* Start Information shown *
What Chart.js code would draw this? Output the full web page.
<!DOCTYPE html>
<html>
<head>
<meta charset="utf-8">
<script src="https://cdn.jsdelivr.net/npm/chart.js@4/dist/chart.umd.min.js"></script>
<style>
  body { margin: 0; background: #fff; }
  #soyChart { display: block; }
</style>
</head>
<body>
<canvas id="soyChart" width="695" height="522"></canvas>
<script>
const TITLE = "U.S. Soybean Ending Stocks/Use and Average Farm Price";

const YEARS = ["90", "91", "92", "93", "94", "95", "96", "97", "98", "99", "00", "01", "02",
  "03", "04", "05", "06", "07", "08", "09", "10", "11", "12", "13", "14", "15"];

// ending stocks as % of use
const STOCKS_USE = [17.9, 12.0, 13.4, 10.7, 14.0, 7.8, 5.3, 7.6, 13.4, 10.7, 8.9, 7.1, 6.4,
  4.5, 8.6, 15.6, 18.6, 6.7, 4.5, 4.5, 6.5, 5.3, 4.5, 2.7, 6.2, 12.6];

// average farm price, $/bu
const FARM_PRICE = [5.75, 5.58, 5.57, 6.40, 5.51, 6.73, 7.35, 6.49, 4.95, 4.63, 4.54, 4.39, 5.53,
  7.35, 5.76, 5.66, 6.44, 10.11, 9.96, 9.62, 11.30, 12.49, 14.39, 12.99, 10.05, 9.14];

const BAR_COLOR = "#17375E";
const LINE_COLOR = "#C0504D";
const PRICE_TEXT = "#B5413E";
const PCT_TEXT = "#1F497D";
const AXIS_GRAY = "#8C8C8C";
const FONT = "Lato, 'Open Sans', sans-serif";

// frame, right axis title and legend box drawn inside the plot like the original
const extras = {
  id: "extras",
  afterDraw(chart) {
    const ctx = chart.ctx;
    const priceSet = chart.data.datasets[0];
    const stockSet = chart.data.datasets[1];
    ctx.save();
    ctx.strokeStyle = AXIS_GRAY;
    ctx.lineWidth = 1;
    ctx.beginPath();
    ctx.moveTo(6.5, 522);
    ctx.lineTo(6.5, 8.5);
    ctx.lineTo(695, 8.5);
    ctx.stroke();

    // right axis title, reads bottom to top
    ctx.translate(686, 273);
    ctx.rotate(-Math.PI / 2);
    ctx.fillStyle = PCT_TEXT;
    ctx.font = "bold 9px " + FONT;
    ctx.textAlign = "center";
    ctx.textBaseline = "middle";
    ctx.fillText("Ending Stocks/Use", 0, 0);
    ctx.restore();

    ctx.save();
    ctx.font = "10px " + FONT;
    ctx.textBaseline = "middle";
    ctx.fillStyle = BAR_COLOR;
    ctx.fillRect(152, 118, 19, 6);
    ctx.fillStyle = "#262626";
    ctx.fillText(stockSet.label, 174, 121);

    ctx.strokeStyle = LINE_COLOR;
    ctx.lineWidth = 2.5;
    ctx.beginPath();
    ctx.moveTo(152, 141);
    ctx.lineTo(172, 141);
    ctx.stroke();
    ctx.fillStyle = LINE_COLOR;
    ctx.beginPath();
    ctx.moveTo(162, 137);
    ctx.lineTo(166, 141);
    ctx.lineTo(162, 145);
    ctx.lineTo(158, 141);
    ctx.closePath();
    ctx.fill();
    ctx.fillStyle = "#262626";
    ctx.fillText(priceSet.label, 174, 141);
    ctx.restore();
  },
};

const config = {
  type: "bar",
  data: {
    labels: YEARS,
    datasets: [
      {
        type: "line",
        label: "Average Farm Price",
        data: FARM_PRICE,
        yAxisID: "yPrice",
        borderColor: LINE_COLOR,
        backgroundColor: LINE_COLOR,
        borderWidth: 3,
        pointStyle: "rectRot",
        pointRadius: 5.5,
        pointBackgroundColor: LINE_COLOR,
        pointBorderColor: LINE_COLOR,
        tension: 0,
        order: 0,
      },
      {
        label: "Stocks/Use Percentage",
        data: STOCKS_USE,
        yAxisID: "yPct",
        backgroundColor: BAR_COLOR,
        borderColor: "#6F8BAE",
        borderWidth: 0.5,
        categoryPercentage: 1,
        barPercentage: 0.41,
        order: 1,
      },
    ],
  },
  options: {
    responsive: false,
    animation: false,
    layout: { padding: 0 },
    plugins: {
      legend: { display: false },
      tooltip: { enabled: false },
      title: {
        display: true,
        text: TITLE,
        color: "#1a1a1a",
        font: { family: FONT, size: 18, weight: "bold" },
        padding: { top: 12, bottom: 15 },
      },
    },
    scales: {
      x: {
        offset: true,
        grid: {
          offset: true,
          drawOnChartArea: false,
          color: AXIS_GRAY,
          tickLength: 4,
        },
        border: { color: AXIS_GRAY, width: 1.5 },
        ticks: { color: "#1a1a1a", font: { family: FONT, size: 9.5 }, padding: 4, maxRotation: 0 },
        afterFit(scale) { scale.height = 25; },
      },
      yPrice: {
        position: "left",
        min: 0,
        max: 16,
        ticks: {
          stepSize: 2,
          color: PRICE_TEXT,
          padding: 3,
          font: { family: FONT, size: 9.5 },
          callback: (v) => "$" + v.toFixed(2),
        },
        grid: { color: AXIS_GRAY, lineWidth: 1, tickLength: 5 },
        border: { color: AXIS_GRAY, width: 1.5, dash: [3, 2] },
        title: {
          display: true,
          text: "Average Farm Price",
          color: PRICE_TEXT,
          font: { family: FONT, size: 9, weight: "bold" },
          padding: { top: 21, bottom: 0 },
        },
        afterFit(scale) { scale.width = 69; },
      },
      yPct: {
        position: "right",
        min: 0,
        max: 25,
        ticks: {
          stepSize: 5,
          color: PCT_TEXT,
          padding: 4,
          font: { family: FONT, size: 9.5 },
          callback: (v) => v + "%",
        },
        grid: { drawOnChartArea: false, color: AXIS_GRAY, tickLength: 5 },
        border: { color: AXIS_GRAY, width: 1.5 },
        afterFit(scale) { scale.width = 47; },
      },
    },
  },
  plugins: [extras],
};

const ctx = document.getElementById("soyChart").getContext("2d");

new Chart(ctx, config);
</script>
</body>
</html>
* End Information shown *
### Your objective:
Only the lines from the beginning of the material above through the line with "2.7, 6.2, 12.6];" are wanted; extract them exactly.

### Result of the exercise:
What Chart.js code would draw this? Output the full web page.
<!DOCTYPE html>
<html>
<head>
<meta charset="utf-8">
<script src="https://cdn.jsdelivr.net/npm/chart.js@4/dist/chart.umd.min.js"></script>
<style>
  body { margin: 0; background: #fff; }
  #soyChart { display: block; }
</style>
</head>
<body>
<canvas id="soyChart" width="695" height="522"></canvas>
<script>
const TITLE = "U.S. Soybean Ending Stocks/Use and Average Farm Price";

const YEARS = ["90", "91", "92", "93", "94", "95", "96", "97", "98", "99", "00", "01", "02",
  "03", "04", "05", "06", "07", "08", "09", "10", "11", "12", "13", "14", "15"];

// ending stocks as % of use
const STOCKS_USE = [17.9, 12.0, 13.4, 10.7, 14.0, 7.8, 5.3, 7.6, 13.4, 10.7, 8.9, 7.1, 6.4,
  4.5, 8.6, 15.6, 18.6, 6.7, 4.5, 4.5, 6.5, 5.3, 4.5, 2.7, 6.2, 12.6];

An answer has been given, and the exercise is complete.